341The condition of having to alight on each square once seems redundant to me as the knight will never land on the diagonally opposite square. If you label the initial square as (0,0), then the destination is (7,7).
Notice that no matter which square, with coordinates (x,y), it lands x+y is invariant mod 3. Here initially it is 0 mod 3 and now its obvious that it cannot touch the last square.
Anything wrong here?
3Sir , as i think , here its all dependent on how the knight moves . if it starts from black colored square then in next step it will fall on white and if one step again then it will lie on black again . even number of moves means the knight will be on the same colored square where as with an odd number of moves it will be on different colored square . in this case its on black colored square and the destination is also black square and hence with an odd number of moves (63) it will never move on to the destination square .
62Prophet sir, I think it should not be x+y modulo 3 is constant
bcos the knight can have either x+1, y+2 or also.. x+1, y-2
that too is an allowed move.. so x+y will not be constant mod 3..

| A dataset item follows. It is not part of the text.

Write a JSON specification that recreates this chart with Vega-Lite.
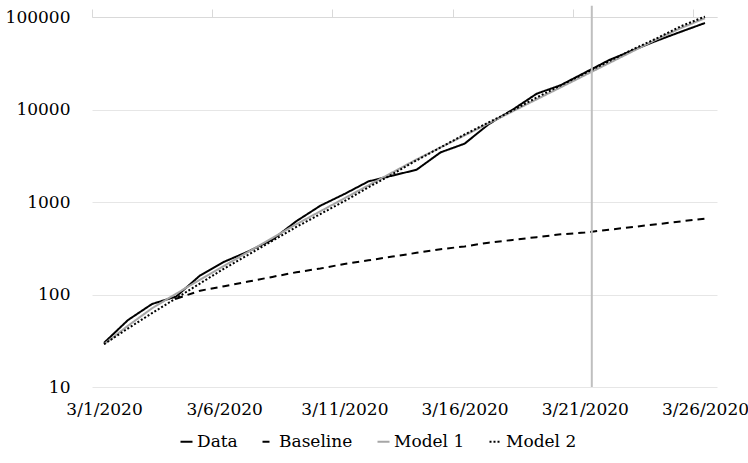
{
  "$schema": "https://vega.github.io/schema/vega-lite/v6.json",
  "width": 625,
  "height": 370,
  "autosize": {"type": "none"},
  "padding": {"left": 92, "top": 17, "right": 31, "bottom": 76},
  "background": "white",
  "config": {
    "view": {"stroke": null},
    "font": "DejaVu Serif",
    "axis": {"labelFont": "DejaVu Serif", "labelFontSize": 17, "labelColor": "#000000"},
    "legend": {"labelFont": "DejaVu Serif", "labelFontSize": 17, "labelColor": "#000000"}
  },
  "resolve": {"axis": {"x": "independent"}},
  "layer": [
    {
      "data": {
        "values": [
          {"date": "2020-03-01T00:00", "Data": 30, "Baseline": null, "Model 1": 29, "Model 2": 29},
          {"date": "2020-03-02T00:00", "Data": 53, "Baseline": null, "Model 1": 46, "Model 2": 43},
          {"date": "2020-03-03T00:00", "Data": 79, "Baseline": null, "Model 1": 71, "Model 2": 63},
          {"date": "2020-03-04T00:00", "Data": 95, "Baseline": 90, "Model 1": 102, "Model 2": 91},
          {"date": "2020-03-05T00:00", "Data": 161, "Baseline": 110, "Model 1": 145, "Model 2": 132},
          {"date": "2020-03-06T00:00", "Data": 226, "Baseline": 123, "Model 1": 204, "Model 2": 191},
          {"date": "2020-03-07T00:00", "Data": 292, "Baseline": 138, "Model 1": 288, "Model 2": 269},
          {"date": "2020-03-08T00:00", "Data": 391, "Baseline": 155, "Model 1": 407, "Model 2": 380},
          {"date": "2020-03-09T00:00", "Data": 620, "Baseline": 174, "Model 1": 575, "Model 2": 537},
          {"date": "2020-03-10T00:00", "Data": 912, "Baseline": 191, "Model 1": 794, "Model 2": 741},
          {"date": "2020-03-11T00:00", "Data": 1220, "Baseline": 214, "Model 1": 1096, "Model 2": 1023},
          {"date": "2020-03-12T00:00", "Data": 1670, "Baseline": 234, "Model 1": 1514, "Model 2": 1445},
          {"date": "2020-03-13T00:00", "Data": 1930, "Baseline": 257, "Model 1": 2089, "Model 2": 1995},
          {"date": "2020-03-14T00:00", "Data": 2230, "Baseline": 282, "Model 1": 2884, "Model 2": 2818},
          {"date": "2020-03-15T00:00", "Data": 3440, "Baseline": 309, "Model 1": 3890, "Model 2": 3890},
          {"date": "2020-03-16T00:00", "Data": 4270, "Baseline": 331, "Model 1": 5248, "Model 2": 5370},
          {"date": "2020-03-17T00:00", "Data": 6930, "Baseline": 363, "Model 1": 7079, "Model 2": 7244},
          {"date": "2020-03-18T00:00", "Data": 9950, "Baseline": 389, "Model 1": 9550, "Model 2": 9772},
          {"date": "2020-03-19T00:00", "Data": 14820, "Baseline": 417, "Model 1": 12882, "Model 2": 13490},
          {"date": "2020-03-20T00:00", "Data": 18330, "Baseline": 447, "Model 1": 17378, "Model 2": 18197},
          {"date": "2020-03-21T00:00", "Data": 25000, "Baseline": 468, "Model 1": 23442, "Model 2": 24547},
          {"date": "2020-03-22T00:00", "Data": 34100, "Baseline": 501, "Model 1": 31623, "Model 2": 33113},
          {"date": "2020-03-23T00:00", "Data": 43700, "Baseline": 537, "Model 1": 42658, "Model 2": 44668},
          {"date": "2020-03-24T00:00", "Data": 55500, "Baseline": 575, "Model 1": 57544, "Model 2": 58884},
          {"date": "2020-03-25T00:00", "Data": 69300, "Baseline": 617, "Model 1": 75858, "Model 2": 79433},
          {"date": "2020-03-26T00:00", "Data": 86100, "Baseline": 661, "Model 1": 97000, "Model 2": 101000}
        ]
      },
      "transform": [{"fold": ["Data", "Baseline", "Model 1", "Model 2"], "as": ["series", "value"]}],
      "mark": {"type": "line", "strokeWidth": 2, "clip": false},
      "encoding": {
        "x": {
          "field": "date",
          "type": "temporal",
          "scale": {
            "domain": [
              {"year": 2020, "month": 2, "date": 29, "hours": 12},
              {"year": 2020, "month": 3, "date": 26, "hours": 12}
            ]
          },
          "axis": {
            "title": null,
            "values": [
              {"year": 2020, "month": 3, "date": 1},
              {"year": 2020, "month": 3, "date": 6},
              {"year": 2020, "month": 3, "date": 11},
              {"year": 2020, "month": 3, "date": 16},
              {"year": 2020, "month": 3, "date": 21},
              {"year": 2020, "month": 3, "date": 26}
            ],
            "format": "%-m/%-d/%Y",
            "ticks": false,
            "tickSize": 0,
            "domain": false,
            "grid": false,
            "labelPadding": 14,
            "labelFlush": false,
            "labelBound": false,
            "labelOverlap": false
          }
        },
        "y": {
          "field": "value",
          "type": "quantitative",
          "scale": {"type": "log", "domain": [10, 100000], "nice": false},
          "axis": {
            "title": null,
            "values": [10, 100, 1000, 10000, 100000],
            "format": "d",
            "grid": true,
            "gridColor": "#e6e6e6",
            "gridWidth": 1,
            "domain": false,
            "ticks": false,
            "labelPadding": 22
          }
        },
        "color": {
          "field": "series",
          "type": "nominal",
          "sort": null,
          "scale": {
            "domain": ["Data", "Baseline", "Model 1", "Model 2"],
            "range": ["#000000", "#000000", "#a6a6a6", "#000000"]
          },
          "legend": {
            "title": null,
            "orient": "none",
            "legendX": 86,
            "legendY": 416,
            "direction": "horizontal",
            "symbolType": "stroke",
            "symbolSize": 144,
            "symbolStrokeWidth": 2,
            "labelOffset": 2,
            "columnPadding": 20
          }
        },
        "strokeDash": {
          "field": "series",
          "type": "nominal",
          "sort": null,
          "scale": {
            "domain": ["Data", "Baseline", "Model 1", "Model 2"],
            "range": [[1, 0], [7, 5], [1, 0], [2, 2]]
          },
          "legend": {
            "title": null,
            "orient": "none",
            "legendX": 86,
            "legendY": 416,
            "direction": "horizontal",
            "symbolType": "stroke",
            "symbolSize": 144,
            "symbolStrokeWidth": 2,
            "labelOffset": 2,
            "columnPadding": 20
          }
        }
      }
    },
    {
      "data": {"values": [{"date": "2020-03-21T07:00"}]},
      "mark": {"type": "rule", "color": "#bfbfbf", "strokeWidth": 2, "clip": false},
      "encoding": {
        "x": {
          "field": "date",
          "type": "temporal",
          "axis": {
            "title": null,
            "values": [
              {"year": 2020, "month": 2, "date": 29, "hours": 12},
              {"year": 2020, "month": 3, "date": 5, "hours": 12},
              {"year": 2020, "month": 3, "date": 10, "hours": 12},
              {"year": 2020, "month": 3, "date": 15, "hours": 12},
              {"year": 2020, "month": 3, "date": 20, "hours": 12},
              {"year": 2020, "month": 3, "date": 25, "hours": 12}
            ],
            "labels": false,
            "ticks": true,
            "tickSize": 8,
            "tickColor": "#d9d9d9",
            "domain": true,
            "domainColor": "#d9d9d9",
            "grid": false
          }
        },
        "y": {"datum": 132000, "type": "quantitative"},
        "y2": {"datum": 10}
      }
    }
  ]
}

3@ prophet sir i found that if the knight starts from 0,0 then at every move x+y ≡ 0 mod 3 satisfies and hence it will never move to ( 7,7)
662) I thought it out this way. In order to traverse the chessboard, while stopping precisely once on each of the squares, the knight must move 63 times. At each move the knight goes from a square of one color to a square of another color. Thus, after an even number of moves the knight is again on a square of the same color that it started from, and in an odd number of moves it is on a square of the other color. Therefore, the knight cannot arrive at the opposite end of the diagonal of the chessboard in 63 moves since the initial and the final squares are of the same color.
62I second the solution by anant sir.
I guess a simpler solution would be that
x+y ≡ n-1 mod 2
where n is the move number and x, ;y are the coordinates at the nth move..
We start with the 1st move.... *(I mean the initial state is called to be the first move)
I din write that bcos I felt that minch had effectively said the same thing [1]
341Unfortunately for me I had first thought of the same soln, but somehow in my mind the knight landed in the same colour square :(